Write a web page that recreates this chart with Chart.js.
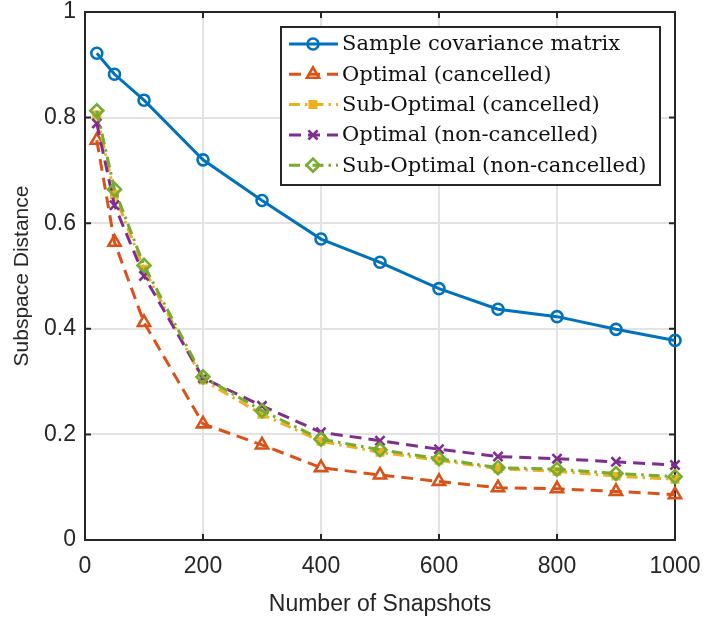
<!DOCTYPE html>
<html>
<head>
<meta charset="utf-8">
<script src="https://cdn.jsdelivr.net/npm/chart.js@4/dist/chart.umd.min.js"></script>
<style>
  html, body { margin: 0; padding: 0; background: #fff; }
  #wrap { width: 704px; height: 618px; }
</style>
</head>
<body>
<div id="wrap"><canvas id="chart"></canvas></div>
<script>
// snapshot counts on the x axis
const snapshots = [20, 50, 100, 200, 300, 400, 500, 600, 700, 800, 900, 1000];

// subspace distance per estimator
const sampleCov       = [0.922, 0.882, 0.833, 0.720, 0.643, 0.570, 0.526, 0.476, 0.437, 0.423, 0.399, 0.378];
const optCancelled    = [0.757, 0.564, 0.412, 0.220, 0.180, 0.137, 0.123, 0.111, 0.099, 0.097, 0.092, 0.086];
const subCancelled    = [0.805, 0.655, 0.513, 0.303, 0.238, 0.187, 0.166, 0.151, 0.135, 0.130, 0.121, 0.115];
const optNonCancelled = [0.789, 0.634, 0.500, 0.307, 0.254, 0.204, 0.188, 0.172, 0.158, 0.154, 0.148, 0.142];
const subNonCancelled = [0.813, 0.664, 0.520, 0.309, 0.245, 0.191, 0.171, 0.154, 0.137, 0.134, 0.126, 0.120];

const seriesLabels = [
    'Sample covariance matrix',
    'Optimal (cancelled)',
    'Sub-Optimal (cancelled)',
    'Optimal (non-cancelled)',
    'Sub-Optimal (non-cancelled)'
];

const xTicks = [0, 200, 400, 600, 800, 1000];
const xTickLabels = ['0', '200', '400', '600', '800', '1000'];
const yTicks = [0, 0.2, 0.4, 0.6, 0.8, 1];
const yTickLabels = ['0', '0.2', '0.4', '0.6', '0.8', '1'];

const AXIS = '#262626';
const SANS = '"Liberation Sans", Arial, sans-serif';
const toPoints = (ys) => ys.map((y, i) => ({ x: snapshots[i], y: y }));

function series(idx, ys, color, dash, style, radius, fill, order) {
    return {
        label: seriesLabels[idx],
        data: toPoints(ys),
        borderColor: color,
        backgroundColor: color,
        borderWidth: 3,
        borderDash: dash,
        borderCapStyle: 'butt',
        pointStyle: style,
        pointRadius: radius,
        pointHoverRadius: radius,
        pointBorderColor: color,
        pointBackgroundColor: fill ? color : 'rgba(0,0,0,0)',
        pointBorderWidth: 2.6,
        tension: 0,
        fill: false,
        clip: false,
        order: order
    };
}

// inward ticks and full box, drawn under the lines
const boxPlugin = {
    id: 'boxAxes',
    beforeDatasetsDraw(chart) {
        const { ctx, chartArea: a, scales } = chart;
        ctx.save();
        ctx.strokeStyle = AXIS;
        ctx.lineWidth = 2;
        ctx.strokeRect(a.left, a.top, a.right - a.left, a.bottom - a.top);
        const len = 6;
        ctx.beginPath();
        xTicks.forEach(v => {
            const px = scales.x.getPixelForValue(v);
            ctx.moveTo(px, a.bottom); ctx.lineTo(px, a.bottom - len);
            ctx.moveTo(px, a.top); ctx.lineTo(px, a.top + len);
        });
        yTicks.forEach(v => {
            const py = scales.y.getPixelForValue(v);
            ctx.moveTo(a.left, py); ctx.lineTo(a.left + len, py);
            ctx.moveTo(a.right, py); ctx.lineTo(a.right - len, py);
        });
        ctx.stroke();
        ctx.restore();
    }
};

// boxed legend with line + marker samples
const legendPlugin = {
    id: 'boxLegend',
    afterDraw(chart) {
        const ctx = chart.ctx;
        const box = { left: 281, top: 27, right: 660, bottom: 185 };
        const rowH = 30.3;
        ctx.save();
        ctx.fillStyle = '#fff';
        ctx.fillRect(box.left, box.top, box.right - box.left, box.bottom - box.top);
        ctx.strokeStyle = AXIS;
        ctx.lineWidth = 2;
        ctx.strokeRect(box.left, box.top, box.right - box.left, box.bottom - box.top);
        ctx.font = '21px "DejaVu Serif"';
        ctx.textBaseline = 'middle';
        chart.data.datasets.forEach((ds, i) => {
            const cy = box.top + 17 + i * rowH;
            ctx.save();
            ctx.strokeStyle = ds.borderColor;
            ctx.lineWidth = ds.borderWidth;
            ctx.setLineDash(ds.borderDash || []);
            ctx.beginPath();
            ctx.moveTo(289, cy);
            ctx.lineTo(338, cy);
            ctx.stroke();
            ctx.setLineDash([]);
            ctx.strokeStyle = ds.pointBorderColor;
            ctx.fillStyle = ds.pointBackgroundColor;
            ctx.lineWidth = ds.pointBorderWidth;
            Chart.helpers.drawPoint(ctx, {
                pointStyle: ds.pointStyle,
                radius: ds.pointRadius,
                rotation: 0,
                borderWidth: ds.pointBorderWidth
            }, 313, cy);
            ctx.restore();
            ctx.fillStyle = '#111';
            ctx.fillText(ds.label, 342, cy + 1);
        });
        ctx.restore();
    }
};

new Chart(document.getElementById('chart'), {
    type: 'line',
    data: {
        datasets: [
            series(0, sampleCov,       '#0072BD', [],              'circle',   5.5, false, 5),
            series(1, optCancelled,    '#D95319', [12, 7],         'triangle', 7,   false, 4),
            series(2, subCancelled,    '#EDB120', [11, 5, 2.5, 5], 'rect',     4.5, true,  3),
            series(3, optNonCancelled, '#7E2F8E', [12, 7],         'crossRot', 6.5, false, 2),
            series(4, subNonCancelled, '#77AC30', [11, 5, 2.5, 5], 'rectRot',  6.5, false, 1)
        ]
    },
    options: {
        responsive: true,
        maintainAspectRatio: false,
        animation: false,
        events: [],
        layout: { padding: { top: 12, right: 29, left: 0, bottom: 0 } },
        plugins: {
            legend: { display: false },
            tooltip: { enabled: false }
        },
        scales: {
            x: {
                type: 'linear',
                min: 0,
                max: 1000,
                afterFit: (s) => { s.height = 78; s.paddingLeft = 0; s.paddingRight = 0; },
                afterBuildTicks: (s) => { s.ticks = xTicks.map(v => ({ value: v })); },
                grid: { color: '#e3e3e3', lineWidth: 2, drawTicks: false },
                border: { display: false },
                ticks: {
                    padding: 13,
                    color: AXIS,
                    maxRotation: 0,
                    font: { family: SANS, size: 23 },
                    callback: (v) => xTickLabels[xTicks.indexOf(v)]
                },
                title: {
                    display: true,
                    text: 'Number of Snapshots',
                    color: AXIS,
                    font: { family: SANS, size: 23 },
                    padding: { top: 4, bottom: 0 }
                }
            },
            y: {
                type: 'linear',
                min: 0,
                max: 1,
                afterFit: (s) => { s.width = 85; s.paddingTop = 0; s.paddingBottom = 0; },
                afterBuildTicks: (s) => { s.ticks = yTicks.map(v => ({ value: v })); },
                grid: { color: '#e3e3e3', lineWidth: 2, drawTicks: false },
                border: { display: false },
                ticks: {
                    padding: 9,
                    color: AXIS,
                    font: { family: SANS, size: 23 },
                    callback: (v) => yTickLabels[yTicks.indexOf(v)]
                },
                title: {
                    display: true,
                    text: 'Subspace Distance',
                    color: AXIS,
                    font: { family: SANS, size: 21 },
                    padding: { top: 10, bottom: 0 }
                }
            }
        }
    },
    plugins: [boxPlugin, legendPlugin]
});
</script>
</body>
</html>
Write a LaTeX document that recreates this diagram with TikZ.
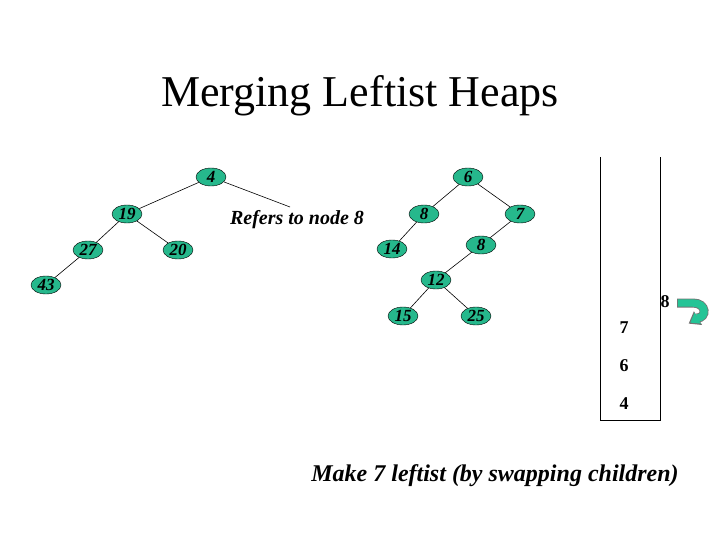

What you need to do —
The images in the entries above should be left out; please reproduce exactly the lines from the first through the one containing "const toPoints = (ys)".

Finished task —
Write a web page that recreates this chart with Chart.js.
<!DOCTYPE html>
<html>
<head>
<meta charset="utf-8">
<script src="https://cdn.jsdelivr.net/npm/chart.js@4/dist/chart.umd.min.js"></script>
<style>
  html, body { margin: 0; padding: 0; background: #fff; }
  #wrap { width: 704px; height: 618px; }
</style>
</head>
<body>
<div id="wrap"><canvas id="chart"></canvas></div>
<script>
// snapshot counts on the x axis
const snapshots = [20, 50, 100, 200, 300, 400, 500, 600, 700, 800, 900, 1000];

// subspace distance per estimator
const sampleCov       = [0.922, 0.882, 0.833, 0.720, 0.643, 0.570, 0.526, 0.476, 0.437, 0.423, 0.399, 0.378];
const optCancelled    = [0.757, 0.564, 0.412, 0.220, 0.180, 0.137, 0.123, 0.111, 0.099, 0.097, 0.092, 0.086];
const subCancelled    = [0.805, 0.655, 0.513, 0.303, 0.238, 0.187, 0.166, 0.151, 0.135, 0.130, 0.121, 0.115];
const optNonCancelled = [0.789, 0.634, 0.500, 0.307, 0.254, 0.204, 0.188, 0.172, 0.158, 0.154, 0.148, 0.142];
const subNonCancelled = [0.813, 0.664, 0.520, 0.309, 0.245, 0.191, 0.171, 0.154, 0.137, 0.134, 0.126, 0.120];

const seriesLabels = [
    'Sample covariance matrix',
    'Optimal (cancelled)',
    'Sub-Optimal (cancelled)',
    'Optimal (non-cancelled)',
    'Sub-Optimal (non-cancelled)'
];

const xTicks = [0, 200, 400, 600, 800, 1000];
const xTickLabels = ['0', '200', '400', '600', '800', '1000'];
const yTicks = [0, 0.2, 0.4, 0.6, 0.8, 1];
const yTickLabels = ['0', '0.2', '0.4', '0.6', '0.8', '1'];

const AXIS = '#262626';
const SANS = '"Liberation Sans", Arial, sans-serif';
const toPoints = (ys) => ys.map((y, i) => ({ x: snapshots[i], y: y }));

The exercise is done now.